What mathematical power does one gain by representing the Dirac Delta as such?
...we can see why the $\delta(x-x_0)$ is powerful through an example. Consider the equation
$$ f(x_0) = \int_{-\infty}^\infty \delta(x-x_0) f(x) \, dx \, . \tag{$\star \star$}$$
Let's represent $f$ by its Fourier transform
$$f(x) = \int_{-\infty}^\infty \frac{dk}{2\pi} \tilde{f}(k) e^{ikx} \, . $$
Inserting the Fourier transform into $(\star \star)$ gives
\begin{align} f(x_0) &= \int_{-\infty}^\infty \int_{-\infty}^\infty dx \, \frac{dk}{2\pi} \delta(x-x_0) \tilde{f}(k) e^{ikx} \\ (\text{change variables }y\equiv x-x_0) \quad &= \int_{-\infty}^\infty \int_{-\infty}^\infty dy \, \frac{dk}{2\pi} \delta(y) \tilde{f}(k) e^{ik(y+x_0)} \\ &= \int_{-\infty}^\infty \frac{dk}{2\pi} \tilde{f}(k) e^{i k x_0} \\ &\equiv f(x_0) \, . \end{align}
The point here is that we can manipulate the argument of $\delta(x-x_0)$ e.g. in changes of variables just like any other function and it works. It's pretty obvious that this should work though, because as we pointed out above, you can always think of a $\delta$ as a limit of a sequence of ever-narrower real functions.

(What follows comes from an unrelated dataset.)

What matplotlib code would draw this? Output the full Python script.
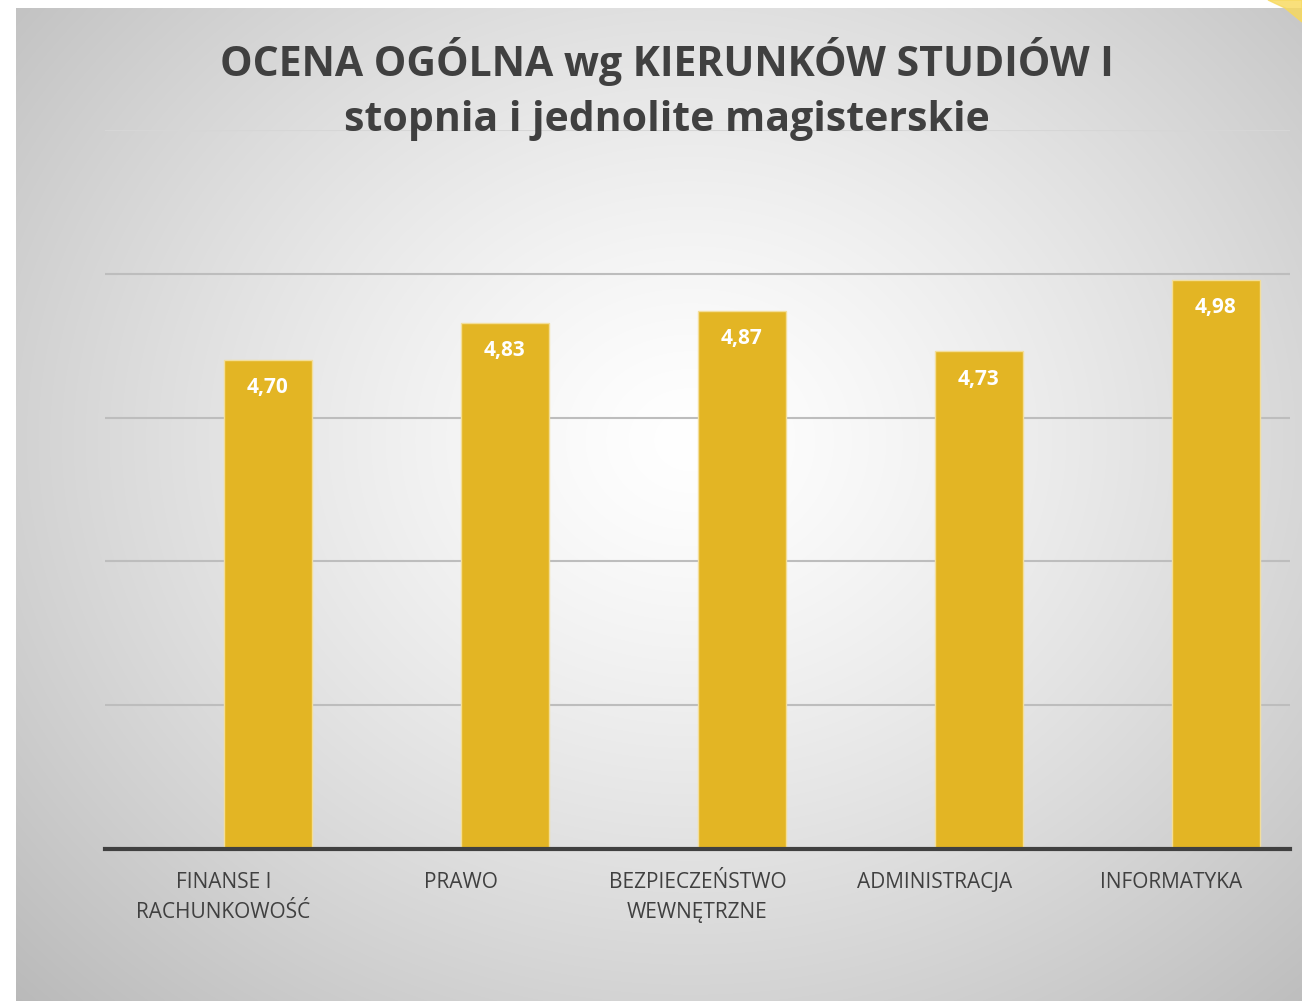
import numpy as np
import matplotlib.pyplot as plt
from matplotlib.patches import Polygon

# dane wykresu
kierunki = ['FINANSE I\nRACHUNKOWOŚĆ', 'PRAWO', 'BEZPIECZEŃSTWO\nWEWNĘTRZNE',
            'ADMINISTRACJA', 'INFORMATYKA']
oceny = [4.70, 4.83, 4.87, 4.73, 4.98]
tytul = 'OCENA OGÓLNA wg KIERUNKÓW STUDIÓW I\nstopnia i jednolite magisterskie'

plt.rcParams['font.family'] = ['Open Sans', 'DejaVu Sans']

fig = plt.figure(figsize=(13.02, 10.01), dpi=100)
W, H = 1302, 1001

# tlo: panel z gradientem radialnym
bg = fig.add_axes([0, 0, 1, 1], zorder=0)
bg.set_xlim(0, W)
bg.set_ylim(H, 0)
bg.axis('off')
yy, xx = np.mgrid[0:H, 0:W]
r = np.sqrt(((xx - 690) / 1.0) ** 2 + ((yy - 440) / 0.85) ** 2)
g = 1.0 - 0.22 * np.clip(r / 800, 0, 1.3) ** 1.3
img = np.dstack([g, g, g])
img[:8, :, :] = 1.0
img[:, :16, :] = 1.0
bg.imshow(img, extent=(0, W, H, 0), aspect='auto', interpolation='bilinear')
bg.add_patch(Polygon([[1268, 0], [1302, 0], [1302, 22], [1285, 8]],
                     closed=True, color='#F8D95A', alpha=0.8))

ax = fig.add_axes([105 / W, 1 - 849 / H, (1290 - 105) / W, (849 - 130) / H], zorder=1)
ax.patch.set_alpha(0)

# slupki przesuniete w prawo od srodka kategorii (jak w oryginale)
x = np.arange(len(kierunki))
bars = ax.bar(x, oceny, width=0.375, align='edge', color='#E3B524',
              edgecolor='#F3DE9A', linewidth=1.0, zorder=3)

for b, v in zip(bars, oceny):
    ax.annotate(f'{v:.2f}'.replace('.', ','), (b.get_x() + b.get_width() / 2, v),
                xytext=(0, -20), textcoords='offset points', ha='center', va='center',
                color='white', fontsize=15, fontweight='bold', zorder=4)

ax.set_xlim(-0.5, len(kierunki) - 0.5)
ax.set_ylim(3.0, 5.5)
ax.set_yticks([3.5, 4.0, 4.5, 5.0, 5.5])
ax.yaxis.grid(True, color='#BDBDBD', linewidth=1.5, zorder=1)
ax.tick_params(axis='y', length=0, labelleft=False)
ax.set_xticks(x)
ax.set_xticklabels(kierunki, fontsize=15, color='#404040', linespacing=1.55)
ax.tick_params(axis='x', length=0, pad=16.5)
for s in ['top', 'right', 'left']:
    ax.spines[s].set_visible(False)
ax.spines['bottom'].set_color('#404040')
ax.spines['bottom'].set_linewidth(3)
ax.spines['bottom'].set_zorder(5)
ax.get_ygridlines()[-1].set_color('#D6D6D6')

fig.text(667 / W, 1 - 89 / H, tytul, ha='center', va='center', fontsize=29.5,
         fontweight='bold', color='#404040', linespacing=1.45, zorder=6)

plt.savefig('out.png', dpi=100)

$[a]$: I say it's linear because
$$\delta_{x_0}(\phi + \theta) \equiv (\phi + \theta)(x_0) = \phi(x_0) + \theta(x_0) \equiv \delta_{x_0}(\phi) + \delta_{x_0}(\theta)\, .$$
\begin{equation} \beta(x_0) = \int_{-\infty}^{\infty}\alpha(x_0-x)\phi(x)dx\end{equation}
This is a convolution.
Convolutions are quite useful things to work with and show up all over the place.
If you know signal processing, the pointwise multiplication of a fourier transform of two functions is equal to the fourier transform of the convolution of two functions. And the fourier transform is its own inverse.
In signal processing, you use the fourier transform to extract the frequency components of an input function. Pointwise multiplication in the "frequency domain" corresponds to convolution in the time domain; so you can use convolution to do a "band pass" filter on a function (say, drop all components above a certain frequency).
This is all relatively academic, but the point is that convolutions are common and quite useful in a wide variety of places.
Now, if we imagine the Dirac Delta as a function we can convolve with another function such that when we do it, we extract the original function out.
\begin{equation} \int_{-\infty}^{\infty}\delta(x-x_0)\phi(x)dx = \phi(x_0)\end{equation}
You'll notice how this looks much like a convolution. Such forms are well studied and you can use other functions in place of the Dirac delta there and get reasonably interesting results.
For this to be "true", we just need delta to be a function that is zero everywhere except at 0, and its integral from negative epsilon to positive epsilon be 1. Then the math of convolution gives us that the result of the convolution is \phi(x_0)
.
\begin{equation} \int_{-\infty}^{\infty}\delta(x_0)\phi(x)dx = \beta(x_0)\end{equation}
Here, if we use the same imaginary Dirac delta, we end up with $\beta(x_0)$ equal to infinity at $x_0=0$, and equal to zero everywhere else.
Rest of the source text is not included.